WWD.com/beauty-industry-news/financial/liz-profits-rise-but-wall-street-unsatisfied-581556/
government-trade
government-trade

Liz Profits Rise but Wall Street Unsatisfied

Liz Claiborne turned in fourth-quarter profits of $82.7 million, a 13 percent increase, but couldn't keep Wall Street happy, as the stock dropped.

NEW YORK — Liz Claiborne Inc. turned in fourth-quarter profits of $82.7 million, or 75 cents a diluted share, a 13.1 percent increase, but couldn’t keep Wall Street happy.

Anxious, perhaps, because of the continued sales decline of the core Liz Claiborne brand and 2005 forecasts, investors traded shares of the firm down $2.34 or 5.4 percent to $41.37 on the New York Stock Exchange Wednesday.

“The retail climate is currently challenging, and we will continue to plan our businesses conservatively, focusing on solid execution and disciplined inventory management,” chairman and chief executive officer Paul Charron said in a statement.

The quarter’s profits compared with year-ago earnings of $73.1 million, or 66 cents. Sales for the three months ended Jan. 1 jumped 16.1 percent to $1.2 billion compared with $1.03 billion a year earlier.

For the year, net income rose 12.1 percent to $313.6 million, or $2.85 a diluted share, on a 9.2 percent increase in sales to $4.63 billion.

“There were questions about the Liz brand again, downsizing it further and I think people didn’t want that to happen,” said analyst Jennifer Black of Jennifer Black & Associates.

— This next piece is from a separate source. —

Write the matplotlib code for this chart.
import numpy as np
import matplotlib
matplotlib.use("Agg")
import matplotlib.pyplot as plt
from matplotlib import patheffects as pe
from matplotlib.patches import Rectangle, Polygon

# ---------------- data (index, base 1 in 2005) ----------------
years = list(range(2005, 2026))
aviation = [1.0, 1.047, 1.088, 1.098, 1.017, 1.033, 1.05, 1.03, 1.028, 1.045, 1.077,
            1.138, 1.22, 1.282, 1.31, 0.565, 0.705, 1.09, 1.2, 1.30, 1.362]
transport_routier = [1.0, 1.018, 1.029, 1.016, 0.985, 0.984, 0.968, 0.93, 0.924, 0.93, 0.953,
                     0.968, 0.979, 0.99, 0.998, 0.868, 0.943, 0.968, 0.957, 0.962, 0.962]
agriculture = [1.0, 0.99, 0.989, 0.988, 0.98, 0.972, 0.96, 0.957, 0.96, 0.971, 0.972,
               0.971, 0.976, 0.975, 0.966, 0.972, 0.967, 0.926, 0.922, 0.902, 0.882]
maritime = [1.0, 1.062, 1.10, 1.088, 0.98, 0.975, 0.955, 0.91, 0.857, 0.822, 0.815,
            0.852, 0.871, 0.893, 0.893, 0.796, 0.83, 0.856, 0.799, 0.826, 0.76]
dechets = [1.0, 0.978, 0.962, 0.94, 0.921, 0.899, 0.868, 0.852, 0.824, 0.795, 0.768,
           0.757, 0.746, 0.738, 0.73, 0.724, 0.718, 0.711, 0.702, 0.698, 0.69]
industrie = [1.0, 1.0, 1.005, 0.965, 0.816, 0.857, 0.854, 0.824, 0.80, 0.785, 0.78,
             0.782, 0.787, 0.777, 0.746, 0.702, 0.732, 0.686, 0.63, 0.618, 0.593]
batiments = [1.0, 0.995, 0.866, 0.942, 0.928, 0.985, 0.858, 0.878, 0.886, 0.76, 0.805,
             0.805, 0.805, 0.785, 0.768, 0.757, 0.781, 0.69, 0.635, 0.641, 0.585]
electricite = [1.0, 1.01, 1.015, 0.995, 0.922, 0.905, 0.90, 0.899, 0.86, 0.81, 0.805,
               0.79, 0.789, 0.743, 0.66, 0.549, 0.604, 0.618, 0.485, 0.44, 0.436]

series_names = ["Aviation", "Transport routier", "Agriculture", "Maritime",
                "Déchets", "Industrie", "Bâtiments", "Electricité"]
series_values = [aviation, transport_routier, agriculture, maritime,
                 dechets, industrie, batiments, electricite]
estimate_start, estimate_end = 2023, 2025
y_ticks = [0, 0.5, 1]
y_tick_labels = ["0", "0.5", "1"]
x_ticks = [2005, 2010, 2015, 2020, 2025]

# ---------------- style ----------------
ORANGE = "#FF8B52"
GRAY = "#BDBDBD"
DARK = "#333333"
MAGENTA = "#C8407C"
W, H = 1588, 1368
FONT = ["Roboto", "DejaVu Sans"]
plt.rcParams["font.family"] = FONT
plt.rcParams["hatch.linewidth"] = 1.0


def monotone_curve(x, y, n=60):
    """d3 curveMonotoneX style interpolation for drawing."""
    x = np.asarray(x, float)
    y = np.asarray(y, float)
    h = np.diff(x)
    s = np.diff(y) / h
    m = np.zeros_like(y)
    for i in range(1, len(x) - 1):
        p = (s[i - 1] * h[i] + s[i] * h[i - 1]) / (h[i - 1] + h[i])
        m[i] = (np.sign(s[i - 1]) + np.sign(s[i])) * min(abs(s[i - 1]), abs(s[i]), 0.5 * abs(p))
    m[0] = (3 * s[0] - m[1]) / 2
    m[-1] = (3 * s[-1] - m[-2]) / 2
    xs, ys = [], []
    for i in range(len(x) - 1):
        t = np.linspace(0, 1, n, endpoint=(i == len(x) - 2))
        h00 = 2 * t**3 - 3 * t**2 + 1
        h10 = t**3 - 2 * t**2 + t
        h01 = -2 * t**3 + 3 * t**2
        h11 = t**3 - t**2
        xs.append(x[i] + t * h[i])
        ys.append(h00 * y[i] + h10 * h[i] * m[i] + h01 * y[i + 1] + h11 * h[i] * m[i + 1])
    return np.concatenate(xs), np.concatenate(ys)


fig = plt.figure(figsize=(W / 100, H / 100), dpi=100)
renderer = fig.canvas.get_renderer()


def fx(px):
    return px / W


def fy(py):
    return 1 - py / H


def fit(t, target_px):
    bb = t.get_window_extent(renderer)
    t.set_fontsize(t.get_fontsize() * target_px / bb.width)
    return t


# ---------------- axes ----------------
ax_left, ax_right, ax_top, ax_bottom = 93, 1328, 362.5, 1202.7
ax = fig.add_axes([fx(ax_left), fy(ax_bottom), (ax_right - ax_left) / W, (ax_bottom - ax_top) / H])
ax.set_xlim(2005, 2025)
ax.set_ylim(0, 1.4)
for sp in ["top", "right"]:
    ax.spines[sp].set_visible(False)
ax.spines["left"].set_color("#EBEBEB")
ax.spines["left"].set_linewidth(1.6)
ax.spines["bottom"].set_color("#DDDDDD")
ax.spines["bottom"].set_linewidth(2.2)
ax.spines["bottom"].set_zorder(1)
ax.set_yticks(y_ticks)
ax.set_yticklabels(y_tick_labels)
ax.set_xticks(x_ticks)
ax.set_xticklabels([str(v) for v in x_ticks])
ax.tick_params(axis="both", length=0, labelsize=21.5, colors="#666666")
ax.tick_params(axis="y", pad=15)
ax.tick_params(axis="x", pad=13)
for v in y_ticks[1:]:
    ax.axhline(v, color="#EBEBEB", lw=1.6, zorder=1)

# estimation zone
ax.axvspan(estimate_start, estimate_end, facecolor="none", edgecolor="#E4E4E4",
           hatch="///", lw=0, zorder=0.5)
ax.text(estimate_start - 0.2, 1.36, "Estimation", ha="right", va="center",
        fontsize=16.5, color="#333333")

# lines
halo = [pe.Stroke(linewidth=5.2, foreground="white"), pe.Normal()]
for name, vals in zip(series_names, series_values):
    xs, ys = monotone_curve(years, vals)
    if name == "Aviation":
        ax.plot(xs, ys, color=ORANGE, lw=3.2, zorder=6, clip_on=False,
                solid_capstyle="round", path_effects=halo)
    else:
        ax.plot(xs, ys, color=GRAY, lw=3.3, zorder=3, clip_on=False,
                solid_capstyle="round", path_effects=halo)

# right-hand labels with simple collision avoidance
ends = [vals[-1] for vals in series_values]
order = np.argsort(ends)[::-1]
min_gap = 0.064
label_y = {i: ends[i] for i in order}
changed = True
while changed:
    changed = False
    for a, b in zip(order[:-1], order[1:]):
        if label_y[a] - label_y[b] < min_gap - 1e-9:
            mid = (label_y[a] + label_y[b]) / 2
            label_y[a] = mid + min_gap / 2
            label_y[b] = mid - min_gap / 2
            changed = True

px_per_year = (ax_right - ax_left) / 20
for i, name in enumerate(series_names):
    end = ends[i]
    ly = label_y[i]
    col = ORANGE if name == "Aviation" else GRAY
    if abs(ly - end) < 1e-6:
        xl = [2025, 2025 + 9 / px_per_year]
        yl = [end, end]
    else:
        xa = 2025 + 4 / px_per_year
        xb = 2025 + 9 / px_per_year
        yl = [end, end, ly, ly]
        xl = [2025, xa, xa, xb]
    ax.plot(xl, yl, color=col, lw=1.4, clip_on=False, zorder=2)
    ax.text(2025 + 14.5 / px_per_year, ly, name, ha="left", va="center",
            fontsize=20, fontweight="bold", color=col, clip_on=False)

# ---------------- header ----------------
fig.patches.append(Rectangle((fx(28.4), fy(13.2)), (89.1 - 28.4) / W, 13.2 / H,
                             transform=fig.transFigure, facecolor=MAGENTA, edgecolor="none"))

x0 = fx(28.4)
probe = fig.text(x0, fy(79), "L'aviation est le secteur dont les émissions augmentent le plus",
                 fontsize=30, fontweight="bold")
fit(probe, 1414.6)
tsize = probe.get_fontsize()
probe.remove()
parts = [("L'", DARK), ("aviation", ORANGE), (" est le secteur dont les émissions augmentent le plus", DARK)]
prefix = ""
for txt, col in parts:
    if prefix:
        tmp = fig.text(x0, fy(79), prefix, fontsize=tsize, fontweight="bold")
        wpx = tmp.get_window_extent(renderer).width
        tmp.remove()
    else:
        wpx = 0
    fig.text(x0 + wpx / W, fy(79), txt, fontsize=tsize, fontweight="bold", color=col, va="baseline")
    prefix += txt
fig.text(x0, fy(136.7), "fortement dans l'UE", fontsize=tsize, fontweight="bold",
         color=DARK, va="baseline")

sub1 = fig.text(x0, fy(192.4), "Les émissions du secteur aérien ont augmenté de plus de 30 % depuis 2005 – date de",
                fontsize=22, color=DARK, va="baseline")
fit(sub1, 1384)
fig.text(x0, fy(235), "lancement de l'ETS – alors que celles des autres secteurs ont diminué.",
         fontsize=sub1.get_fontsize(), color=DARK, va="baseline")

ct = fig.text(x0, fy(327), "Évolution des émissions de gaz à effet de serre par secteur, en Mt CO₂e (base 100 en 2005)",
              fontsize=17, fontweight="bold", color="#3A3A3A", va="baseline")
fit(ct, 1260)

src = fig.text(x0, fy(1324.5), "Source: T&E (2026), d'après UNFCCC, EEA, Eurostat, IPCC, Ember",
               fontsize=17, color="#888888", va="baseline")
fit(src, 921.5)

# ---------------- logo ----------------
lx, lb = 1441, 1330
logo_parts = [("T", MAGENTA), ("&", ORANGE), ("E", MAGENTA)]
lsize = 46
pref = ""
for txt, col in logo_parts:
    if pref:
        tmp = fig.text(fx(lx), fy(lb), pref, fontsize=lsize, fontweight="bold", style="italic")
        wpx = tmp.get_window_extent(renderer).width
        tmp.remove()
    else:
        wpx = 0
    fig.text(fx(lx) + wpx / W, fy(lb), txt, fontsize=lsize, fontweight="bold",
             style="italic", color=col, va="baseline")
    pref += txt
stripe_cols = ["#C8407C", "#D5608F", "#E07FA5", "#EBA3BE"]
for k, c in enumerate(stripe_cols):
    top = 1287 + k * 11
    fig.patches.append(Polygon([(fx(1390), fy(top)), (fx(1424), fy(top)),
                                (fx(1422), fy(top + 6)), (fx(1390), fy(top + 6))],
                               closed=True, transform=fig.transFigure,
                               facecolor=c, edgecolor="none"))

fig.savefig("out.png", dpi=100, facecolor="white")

Sales of the core Liz brand dropped 18.8 percent in 2004 and are projected to decline by mid- to high-single digits this year.

She said the forecast is not as robust as some on Wall Street would have liked.

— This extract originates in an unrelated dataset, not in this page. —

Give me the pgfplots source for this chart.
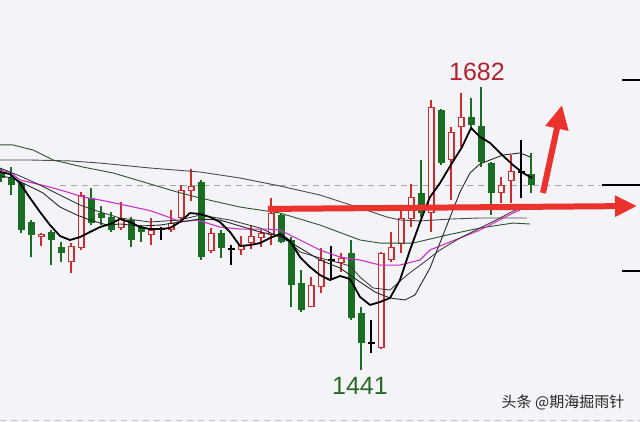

“Management painted a conservative picture,” said Black. “The market took it literally and isn’t giving them any credit for their diversification. I’m really surprised at the reaction.”

Without the aid of any future acquisitions, Claiborne is looking for earnings of $2.96 to $3.02 a share in 2005 on a 6 to 8 percent increase in sales. The profit forecast includes a planned accounting change and a move away from stock options that is expected to cut earnings by 10 to 12 cents a share. Wall Street was looking for earnings of $3.13.

However, it’s hard to envision Claiborne making it through the year without some sort of deal.

Traditionally one of the most acquisitive companies in the apparel industry  — snatching up the likes of Enyce, Juicy Couture and Ellen Tracy in recent years — Claiborne did not make any acquisitions in 2004 and made just one small deal this year, buying C&C California for an initial price of $28 million in January.

The planned combination of Federated Department Stores and May Department Stores, which was made official on Monday, might influence the acquisition path Claiborne and vendors throughout the industry ultimately take. Together, May and Federated account for 22 percent of the firm’s business.

“There’s no question in my mind that this megamerger…will stimulate a consolidation on the wholesaler side,” Charron said on a conference call with Wall Street. “In some cases, it will be consolidation out of necessity.”

Companies, even very large ones, are going to look to gain both scale and substance through deal-making.

Charron said Claiborne wouldn’t stray from its core strategies or stretch to make a deal that was too risky, though. “The question then becomes, what is the definition of financial attractiveness?”

Historically, financial attractiveness for Claiborne’s acquisitions meant that they would  add to earnings within a year, he said. A bigger deal, however, might not be accretive within a year.

“Stay tuned,” Charron said. “A lot of rules are being rewritten. It’s going to be a very interesting space to operate in for the next two or three years.”

Many of the rules of the fashion game have already changed since Charron joined Claiborne in 1994, as can be seen by the sheer breadth and diversity of the firm’s portfolio of  businesses. Juicy Couture, which had sales of $47 million when Claiborne acquired it in 2002, is now nearly four times larger, opened its first store in Las Vegas in October and is pulling in sales there in excess of $1,000 a square foot. Claiborne also added 19 new Sigrid Olsen stores last year and 20 more are on the way this year.

“The bottom line is that we have shifted away from American department stores frankly as their share of the total market has declined,” said Charron. “They’re still a large and profitable portion of our business. Barring some sector turnaround, they will probably become less important to us.”